City of Lawton v. Harkins

Decision Date12 September 1912
Citation126 P. 727,34 Okla. 545,1912 OK 584
PartiesCITY OF LAWTON ET AL. v. HARKINS.
CourtOklahoma Supreme Court

Syllabus by the Court.

The police regulations of a city are not made and enforced in the interest of the city in its corporate capacity, but in the interest of the public. A city is therefore not liable for the acts of its officers in attempting to enforce such regulations, and further because police officers can in no sense be regarded as servants or agents of the city. Their duties are of a public nature. Their appointment is devolved upon cities and towns by the Legislature as a convenient mode of exercising a function of government; but this does not render the cities and towns liable for their assaults trespasses, or negligent acts.

Policemen as such, were unknown to the common law. They are creatures of statute, and can exercise only such power and authority as has been granted by legislative enactment; yet, the office being authorized by statute, the policeman is a conservator of the peace, and has the right to arrest violators of the laws, ordinances, and police regulations, without warrant, as provided by statute; but he is not exempt from civil liability when he acts in a wrongful, oppressive, and illegal manner, and the general doctrines of the law touching personal liability for torts apply to policemen.

Commissioners' Opinion, Division No. 1. Error from District Court, Comanche County; J. T. Johnson, Judge.

Action by James G. Harkins against the City of Lawton and another. From a judgment for plaintiff for $500, defendants bring error. Reversed, and remanded for new trial.

Chas C. Black, City Atty., of Lawton, for plaintiffs in error.

W. E Earl, of Lawton, for defendant in error.

ROBERTSON C.

The defendant in error, James G. Harkins, filed his petition in the district court of Comanche county on September 30, 1907, and, among other things, charged that John Lantznester, one of the plaintiffs in error, was, on August 6, 1907, a police officer of the city of Lawton, charged with the duties, as such, to "enforce the laws and ordinances of such city and keep the peace, arrest all violators of the laws and ordinances of the city, and the disturbers of the peace of said city, and bring them before the police judge and file complaint against the wrongdoers." Record, p. 12. The petition further charges that, while Harkins was peacefully peddling the products of his farm to the merchants of said city, he was arrested by John Lantznester, one of the plaintiffs in error, and imprisoned for two hours unlawfully, maliciously, and without warrant or complaint, to his damage in the sum of $5,000. The defendants both answered by general denial, and the cause was tried to a jury on March 29, 1909, and resulted in a verdict in the sum of $500 in favor of plaintiff and against both defendants.

At the close of plaintiff's testimony, the defendants each demurred thereto, for that the testimony offered was wholly insufficient to constitute any cause of action against the said defendants. These demurrers were overruled, and plaintiffs in error assign this ruling of the court as error.

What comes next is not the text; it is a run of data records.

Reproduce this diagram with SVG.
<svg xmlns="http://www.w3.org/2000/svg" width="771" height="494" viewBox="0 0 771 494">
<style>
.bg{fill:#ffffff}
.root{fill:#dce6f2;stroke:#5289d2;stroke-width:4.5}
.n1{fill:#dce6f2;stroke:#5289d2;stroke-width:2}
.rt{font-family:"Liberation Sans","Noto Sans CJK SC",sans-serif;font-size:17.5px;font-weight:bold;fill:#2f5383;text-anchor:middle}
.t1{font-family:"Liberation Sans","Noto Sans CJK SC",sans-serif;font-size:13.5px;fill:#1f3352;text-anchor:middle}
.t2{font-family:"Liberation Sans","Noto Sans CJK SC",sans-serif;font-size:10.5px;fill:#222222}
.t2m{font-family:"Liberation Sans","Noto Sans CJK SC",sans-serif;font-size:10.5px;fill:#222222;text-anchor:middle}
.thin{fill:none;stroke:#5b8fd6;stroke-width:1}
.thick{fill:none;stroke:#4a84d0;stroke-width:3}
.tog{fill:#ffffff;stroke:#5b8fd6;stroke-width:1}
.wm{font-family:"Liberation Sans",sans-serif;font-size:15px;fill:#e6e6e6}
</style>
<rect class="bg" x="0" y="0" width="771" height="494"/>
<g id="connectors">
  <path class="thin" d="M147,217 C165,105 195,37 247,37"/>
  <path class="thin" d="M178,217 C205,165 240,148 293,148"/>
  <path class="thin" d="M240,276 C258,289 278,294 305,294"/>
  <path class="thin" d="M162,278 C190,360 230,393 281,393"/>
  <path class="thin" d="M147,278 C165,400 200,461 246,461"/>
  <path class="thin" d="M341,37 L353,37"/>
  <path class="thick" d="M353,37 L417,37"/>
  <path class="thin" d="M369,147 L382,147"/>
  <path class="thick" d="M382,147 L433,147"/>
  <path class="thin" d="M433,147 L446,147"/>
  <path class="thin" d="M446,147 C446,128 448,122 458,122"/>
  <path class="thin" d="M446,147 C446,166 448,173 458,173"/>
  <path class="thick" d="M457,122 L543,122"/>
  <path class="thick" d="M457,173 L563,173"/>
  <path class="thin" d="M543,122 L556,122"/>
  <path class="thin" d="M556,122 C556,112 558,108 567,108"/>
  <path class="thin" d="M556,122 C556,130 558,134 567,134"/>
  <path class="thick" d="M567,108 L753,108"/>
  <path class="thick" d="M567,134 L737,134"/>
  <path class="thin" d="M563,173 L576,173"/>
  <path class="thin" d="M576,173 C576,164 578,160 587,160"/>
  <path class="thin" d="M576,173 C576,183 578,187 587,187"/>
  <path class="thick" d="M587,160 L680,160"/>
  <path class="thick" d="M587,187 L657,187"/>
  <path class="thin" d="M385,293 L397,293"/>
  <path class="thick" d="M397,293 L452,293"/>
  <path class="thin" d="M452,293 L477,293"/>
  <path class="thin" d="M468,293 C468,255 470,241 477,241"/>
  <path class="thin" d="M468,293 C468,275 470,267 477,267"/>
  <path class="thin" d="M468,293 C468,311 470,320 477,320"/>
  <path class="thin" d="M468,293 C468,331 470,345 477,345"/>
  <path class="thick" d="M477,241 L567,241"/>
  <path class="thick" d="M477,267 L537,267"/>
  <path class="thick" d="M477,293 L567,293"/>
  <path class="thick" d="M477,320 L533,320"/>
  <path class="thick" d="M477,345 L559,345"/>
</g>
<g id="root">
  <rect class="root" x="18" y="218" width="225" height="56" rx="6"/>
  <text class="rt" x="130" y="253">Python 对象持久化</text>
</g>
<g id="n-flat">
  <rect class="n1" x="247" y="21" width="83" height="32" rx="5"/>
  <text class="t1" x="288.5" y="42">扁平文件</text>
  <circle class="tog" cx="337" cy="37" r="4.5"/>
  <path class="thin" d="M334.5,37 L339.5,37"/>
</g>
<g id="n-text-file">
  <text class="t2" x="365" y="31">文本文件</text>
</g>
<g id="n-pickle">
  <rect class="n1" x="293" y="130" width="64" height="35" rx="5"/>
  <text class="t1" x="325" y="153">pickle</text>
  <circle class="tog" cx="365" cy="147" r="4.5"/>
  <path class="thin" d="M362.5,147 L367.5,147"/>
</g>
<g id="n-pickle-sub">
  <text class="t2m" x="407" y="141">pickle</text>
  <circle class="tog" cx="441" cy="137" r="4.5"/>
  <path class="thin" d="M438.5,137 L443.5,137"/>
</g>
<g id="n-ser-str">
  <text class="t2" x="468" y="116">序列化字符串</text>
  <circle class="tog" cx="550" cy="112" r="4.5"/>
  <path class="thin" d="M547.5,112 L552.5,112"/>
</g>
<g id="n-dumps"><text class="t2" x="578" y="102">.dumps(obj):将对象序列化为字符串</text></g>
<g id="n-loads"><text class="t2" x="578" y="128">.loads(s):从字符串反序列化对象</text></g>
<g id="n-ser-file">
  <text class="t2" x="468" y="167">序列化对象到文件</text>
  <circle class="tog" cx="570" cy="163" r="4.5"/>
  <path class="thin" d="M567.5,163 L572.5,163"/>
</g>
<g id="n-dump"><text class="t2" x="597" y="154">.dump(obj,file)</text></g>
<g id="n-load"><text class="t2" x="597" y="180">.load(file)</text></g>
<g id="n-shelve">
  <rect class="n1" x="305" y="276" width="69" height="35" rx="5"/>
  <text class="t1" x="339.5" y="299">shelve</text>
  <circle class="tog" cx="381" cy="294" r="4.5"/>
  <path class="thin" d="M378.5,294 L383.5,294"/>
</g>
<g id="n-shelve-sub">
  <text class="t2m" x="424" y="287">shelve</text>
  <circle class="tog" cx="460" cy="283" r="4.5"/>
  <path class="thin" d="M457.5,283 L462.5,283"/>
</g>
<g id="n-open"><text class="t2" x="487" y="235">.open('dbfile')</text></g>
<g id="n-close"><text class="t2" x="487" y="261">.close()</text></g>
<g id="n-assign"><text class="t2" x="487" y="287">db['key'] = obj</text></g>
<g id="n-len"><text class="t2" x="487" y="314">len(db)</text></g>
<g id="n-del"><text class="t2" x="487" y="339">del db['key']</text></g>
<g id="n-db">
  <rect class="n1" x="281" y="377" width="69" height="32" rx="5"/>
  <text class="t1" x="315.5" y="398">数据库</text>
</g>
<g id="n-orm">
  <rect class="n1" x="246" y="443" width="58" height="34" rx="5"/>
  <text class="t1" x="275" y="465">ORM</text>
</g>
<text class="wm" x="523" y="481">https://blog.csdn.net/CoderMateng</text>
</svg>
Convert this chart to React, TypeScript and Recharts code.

Two questions are presented by this record for our consideration under the foregoing assignment of error, viz.: Was the city of Lawton liable in damages for the arrest and imprisonment of Harkins under the facts in this case? And, second, was Lantznester, the policeman, liable in damages to Harkins for such arrest and imprisonment under the same facts?

The answer to the first question undoubtedly must be that a municipality, such as plaintiff in error, is not liable for the acts of its officers in attempting to enforce its police regulations, for such regulations are not made and enforced in the interest of the city, as such, but in the interest of the public generally; and this is true, even though the ordinance or regulation under which the act complained of is performed is void. 5 Dill. Munic. Corp. § 1656, and the many cases there cited.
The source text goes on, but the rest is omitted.